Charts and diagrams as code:
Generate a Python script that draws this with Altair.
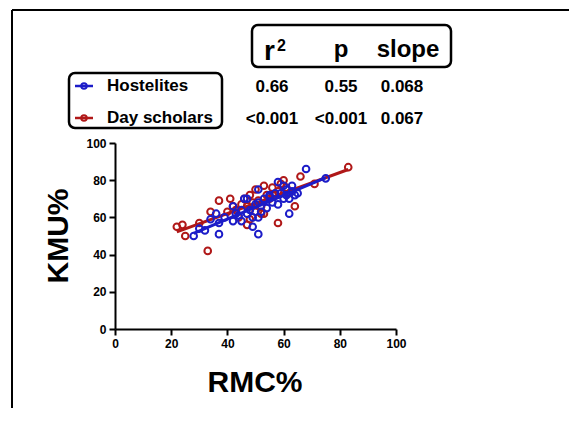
import altair as alt
import pandas as pd

# ---------------- data ----------------
GROUPS = ["Hostelites", "Day scholars"]
COLORS = ["#1c1cc8", "#b01818"]

hostel_rmc = [28, 30, 32, 34, 36, 37, 37, 39, 42, 42, 43, 44, 45, 45, 46, 47, 47, 48, 49, 49,
              50, 51, 51, 51, 51, 52, 53, 54, 55, 55, 56, 57, 58, 58, 59, 60, 60, 61, 61, 62,
              62, 63, 63, 64, 65, 68, 75]
hostel_kmu = [50, 54, 53, 59, 62, 51, 57, 60, 66, 58, 62, 61, 58, 64, 70, 62, 70, 64, 55, 60,
              67, 51, 60, 68, 75, 63, 70, 65, 72, 71, 68, 73, 79, 67, 73, 77, 70, 75, 72, 62,
              70, 77, 74, 72, 73, 86, 81]

day_rmc = [22, 24, 25, 30, 33, 34, 37, 40, 41, 42, 43, 44, 45, 46, 47, 47, 48, 48, 49, 50,
           50, 51, 52, 52, 53, 53, 54, 55, 56, 57, 58, 58, 59, 60, 61, 62, 64, 66, 71, 83]
day_kmu = [55, 56, 50, 57, 42, 63, 69, 63, 70, 66, 64, 60, 67, 70, 56, 66, 59, 72, 68, 75,
           63, 69, 66, 62, 77, 62, 72, 70, 76, 72, 57, 74, 78, 80, 76, 73, 66, 82, 78, 87]

HEADERS = ["p", "slope"]
R_LABEL = "r"
R_SUP = "2"
HOSTEL_STATS = ["0.66", "0.55", "0.068"]
DAY_STATS = ["<0.001", "<0.001", "0.067"]
TICKS = [0, 20, 40, 60, 80, 100]

df = pd.concat([
    pd.DataFrame({"rmc": hostel_rmc, "kmu": hostel_kmu, "group": GROUPS[0]}),
    pd.DataFrame({"rmc": day_rmc, "kmu": day_kmu, "group": GROUPS[1]}),
])
dummy = pd.DataFrame({"a": [0]})

FONT = "Liberation Sans"

x_enc = alt.X("rmc:Q", scale=alt.Scale(domain=[0, 100], nice=False),
              axis=alt.Axis(values=TICKS, title=None))
y_enc = alt.Y("kmu:Q", scale=alt.Scale(domain=[0, 100], nice=False),
              axis=alt.Axis(values=TICKS, title=None))
color_enc = alt.Color("group:N", scale=alt.Scale(domain=GROUPS, range=COLORS), legend=None)

layers = []
for g in [GROUPS[1], GROUPS[0]]:
    pts = alt.Chart(df).transform_filter(alt.datum.group == g).mark_point(
        shape="circle", filled=False, size=44, strokeWidth=2, opacity=1
    ).encode(x=x_enc, y=y_enc, color=color_enc)
    line = alt.Chart(df).transform_filter(alt.datum.group == g).transform_regression(
        "rmc", "kmu", groupby=["group"]
    ).mark_line(strokeWidth=3).encode(x=x_enc, y=y_enc, color=color_enc)
    layers += [pts, line]


def text(t, x, y, size, align="center", baseline="middle", angle=0):
    kw = dict(text=t, font=FONT, fontSize=size, fontWeight="bold", color="black",
              align=align, baseline=baseline)
    if angle:
        kw["angle"] = angle
    return alt.Chart(dummy).mark_text(**kw).encode(x=alt.value(x), y=alt.value(y))


# outer frame (left + top edges)
layers.append(alt.Chart(dummy).mark_rule(color="black", strokeWidth=2).encode(
    x=alt.value(-103), y=alt.value(-133), y2=alt.value(265)))
layers.append(alt.Chart(dummy).mark_rule(color="black", strokeWidth=2).encode(
    x=alt.value(-103), x2=alt.value(460), y=alt.value(-133)))

# header box and legend box
layers.append(alt.Chart(dummy).mark_rect(fillOpacity=0, stroke="black", strokeWidth=2.5,
                                         cornerRadius=6).encode(
    x=alt.value(137), x2=alt.value(336), y=alt.value(-118), y2=alt.value(-76)))
layers.append(alt.Chart(dummy).mark_rect(fillOpacity=0, stroke="black", strokeWidth=2.5,
                                         cornerRadius=6).encode(
    x=alt.value(-46), x2=alt.value(107), y=alt.value(-70), y2=alt.value(-15)))

# header texts
layers.append(text(R_LABEL, 149, -83, 28, align="left", baseline="alphabetic"))
layers.append(text(R_SUP, 162, -92, 16, align="left", baseline="alphabetic"))
for t, xx in zip(HEADERS, [226, 293]):
    layers.append(text(t, xx, -86, 24, baseline="alphabetic"))

# stats rows
col_x = [157, 226, 287]
for t, xx in zip(HOSTEL_STATS, col_x):
    layers.append(text(t, xx, -56, 17))
for t, xx in zip(DAY_STATS, col_x):
    layers.append(text(t, xx, -24, 17))

# legend entries
for g, c, yy in zip(GROUPS, COLORS, [-57, -25]):
    layers.append(alt.Chart(dummy).mark_rule(color=c, strokeWidth=2.5).encode(
        x=alt.value(-40), x2=alt.value(-22), y=alt.value(yy)))
    layers.append(alt.Chart(dummy).mark_point(shape="circle", filled=False, size=30,
                                              strokeWidth=2, color=c, opacity=1).encode(
        x=alt.value(-31), y=alt.value(yy)))
    layers.append(text(g, -8, yy, 17, align="left"))

# axis titles
layers.append(text("RMC%", 140, 249, 30, baseline="alphabetic"))
layers.append(text("KMU%", -47, 93, 30, baseline="alphabetic", angle=270))

chart = alt.layer(*layers).properties(
    width=281, height=186,
    autosize=alt.AutoSizeParams(type="none"),
    padding={"left": 107, "top": 135, "right": 173, "bottom": 83},
).configure_view(stroke=None).configure_axis(
    labelFont=FONT, labelFontWeight="bold", labelFontSize=12, labelColor="black",
    domainColor="black", domainWidth=2, tickColor="black", tickWidth=2, tickSize=6,
    labelPadding=3, grid=False, labelFlush=False,
)

chart.save("out.html", embed_options={"renderer": "svg", "actions": False})
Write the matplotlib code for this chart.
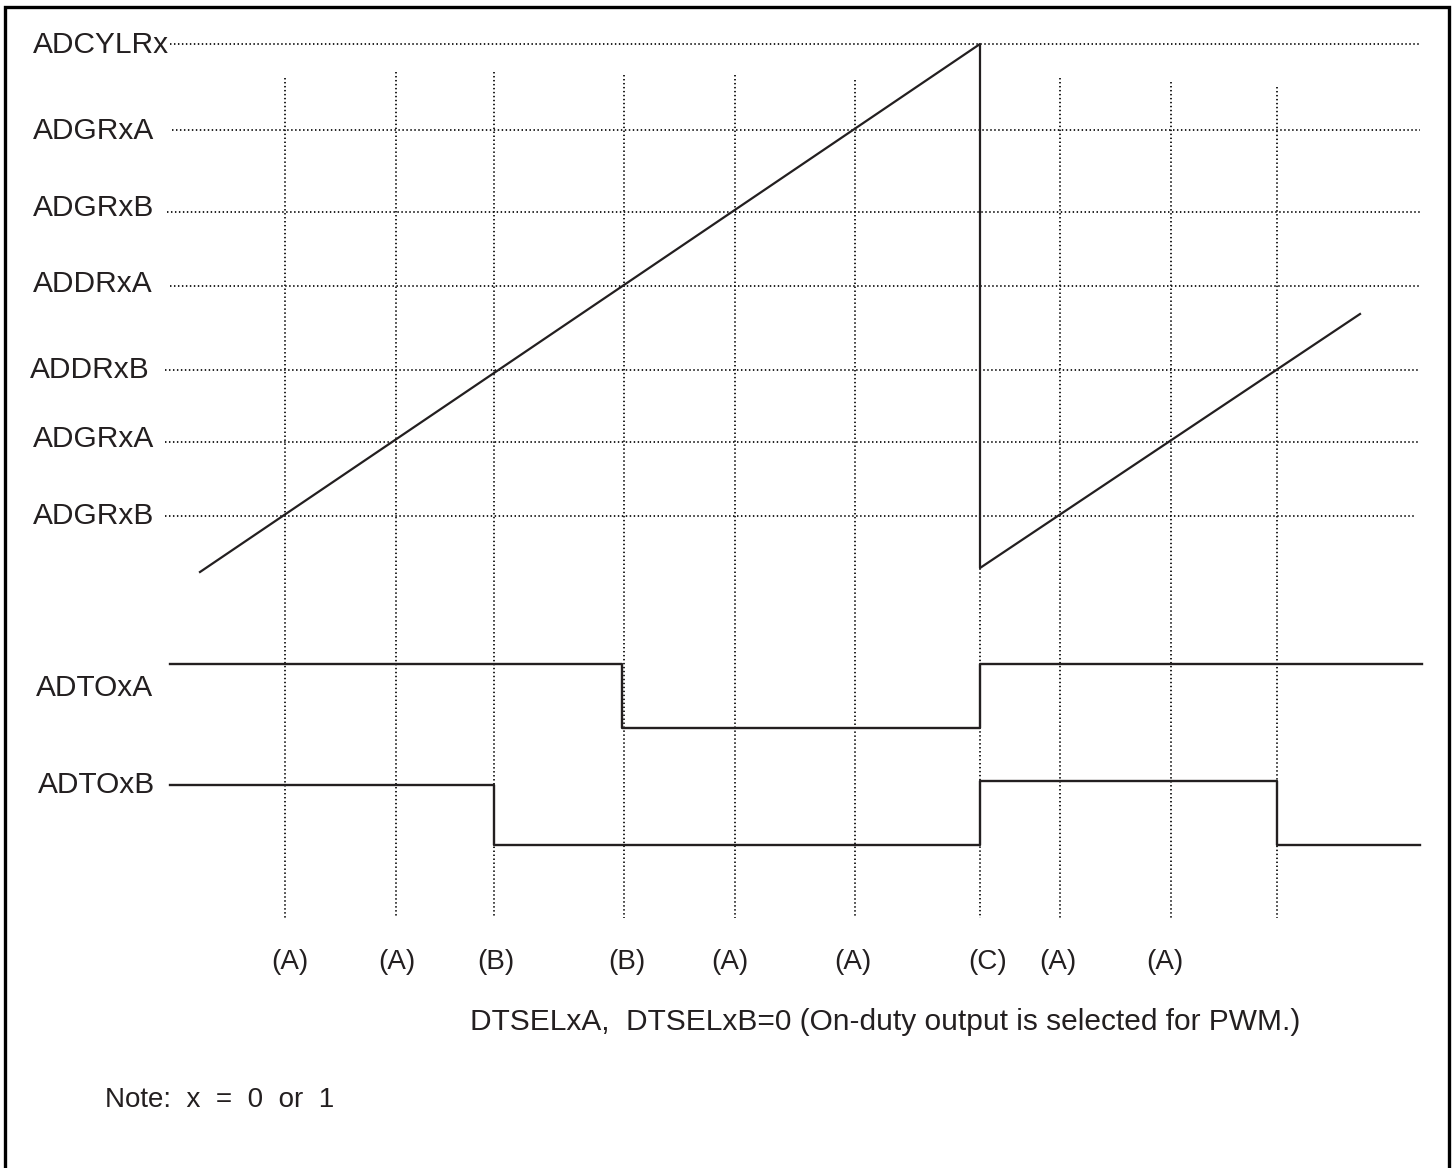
import matplotlib.pyplot as plt

# Register levels (compare values) drawn as dotted guide lines
level_names = ['ADCYLRx', 'ADGRxA', 'ADGRxB', 'ADDRxA', 'ADDRxB', 'ADGRxA', 'ADGRxB']
level_y = [44, 130, 212, 286, 370, 442, 516]
level_x0 = [170, 172, 167, 170, 165, 165, 165]
level_x1 = [1420, 1420, 1420, 1420, 1420, 1420, 1415]
label_x = [33, 33, 33, 33, 30, 33, 33]
label_y = [45, 131, 208, 284, 370, 439, 516]

# Event instants (vertical dotted lines) and their labels
event_x = [285, 396, 494, 624, 735, 855, 980, 1060, 1171, 1277]
event_top = [78, 72, 72, 75, 75, 80, 44, 78, 82, 87]
event_bottom = 918
event_labels = ['(A)', '(A)', '(B)', '(B)', '(A)', '(A)', '(C)', '(A)', '(A)']
event_label_x = [290, 397, 496, 627, 730, 853, 988, 1058, 1165]

# Counter ramp (sawtooth)
ramp_x = [200, 980, 980, 1360]
ramp_y = [572, 44, 568, 314]

# Output waveforms
adtoa_x = [170, 622, 622, 978, 980, 980, 1422]
adtoa_y = [664, 664, 728, 728, 728, 664, 664]
adtob_x = [170, 494, 494, 978, 980, 980, 1277, 1277, 1420]
adtob_y = [785, 785, 845, 845, 845, 781, 781, 845, 845]

plt.rcParams['font.family'] = ['Liberation Sans', 'DejaVu Sans']

fig = plt.figure(figsize=(14.55, 11.68), dpi=100)
ax = fig.add_axes([0, 0, 1, 1])
ax.set_xlim(0, 1455)
ax.set_ylim(1168, 0)
ax.axis('off')

ink = '#231f20'
dot = (0, (0.8, 1.4))

# outer frame
ax.plot([5, 5, 1449, 1449], [1168, 7, 7, 1168], color='black', lw=2.4,
        solid_joinstyle='miter')

for name, y, lx, ly, x0, x1 in zip(level_names, level_y, label_x, label_y,
                                   level_x0, level_x1):
    ax.plot([x0, x1], [y, y], color='#111111', lw=1.3, linestyle=dot)
    ax.text(lx, ly, name, fontsize=21.5, color=ink, va='center', ha='left')

for x, top in zip(event_x, event_top):
    ax.plot([x, x], [top, event_bottom], color='#111111', lw=1.3, linestyle=dot)

ax.plot(ramp_x, ramp_y, color=ink, lw=1.6)
ax.plot(adtoa_x, adtoa_y, color=ink, lw=1.7)
ax.plot(adtob_x, adtob_y, color=ink, lw=1.7)

ax.text(36, 688, 'ADTOxA', fontsize=21.5, color=ink, va='center', ha='left')
ax.text(38, 785, 'ADTOxB', fontsize=21.5, color=ink, va='center', ha='left')

for lab, x in zip(event_labels, event_label_x):
    ax.text(x, 962, lab, fontsize=20, color=ink, va='center', ha='center')

ax.text(470, 1022, 'DTSELxA,  DTSELxB=0 (On-duty output is selected for PWM.)',
        fontsize=21.5, color=ink, va='center', ha='left')
ax.text(105, 1100, 'Note:  x  =  0  or  1', fontsize=20, color=ink,
        va='center', ha='left')

fig.savefig('out.png', dpi=100)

Stated exercise => Repeat exactly the lines from the first line of the records above through the line containing "82, 78, 87]", both included. Leave out the pictures.

Written response =>
Generate a Python script that draws this with Altair.
import altair as alt
import pandas as pd

# ---------------- data ----------------
GROUPS = ["Hostelites", "Day scholars"]
COLORS = ["#1c1cc8", "#b01818"]

hostel_rmc = [28, 30, 32, 34, 36, 37, 37, 39, 42, 42, 43, 44, 45, 45, 46, 47, 47, 48, 49, 49,
              50, 51, 51, 51, 51, 52, 53, 54, 55, 55, 56, 57, 58, 58, 59, 60, 60, 61, 61, 62,
              62, 63, 63, 64, 65, 68, 75]
hostel_kmu = [50, 54, 53, 59, 62, 51, 57, 60, 66, 58, 62, 61, 58, 64, 70, 62, 70, 64, 55, 60,
              67, 51, 60, 68, 75, 63, 70, 65, 72, 71, 68, 73, 79, 67, 73, 77, 70, 75, 72, 62,
              70, 77, 74, 72, 73, 86, 81]

day_rmc = [22, 24, 25, 30, 33, 34, 37, 40, 41, 42, 43, 44, 45, 46, 47, 47, 48, 48, 49, 50,
           50, 51, 52, 52, 53, 53, 54, 55, 56, 57, 58, 58, 59, 60, 61, 62, 64, 66, 71, 83]
day_kmu = [55, 56, 50, 57, 42, 63, 69, 63, 70, 66, 64, 60, 67, 70, 56, 66, 59, 72, 68, 75,
           63, 69, 66, 62, 77, 62, 72, 70, 76, 72, 57, 74, 78, 80, 76, 73, 66, 82, 78, 87]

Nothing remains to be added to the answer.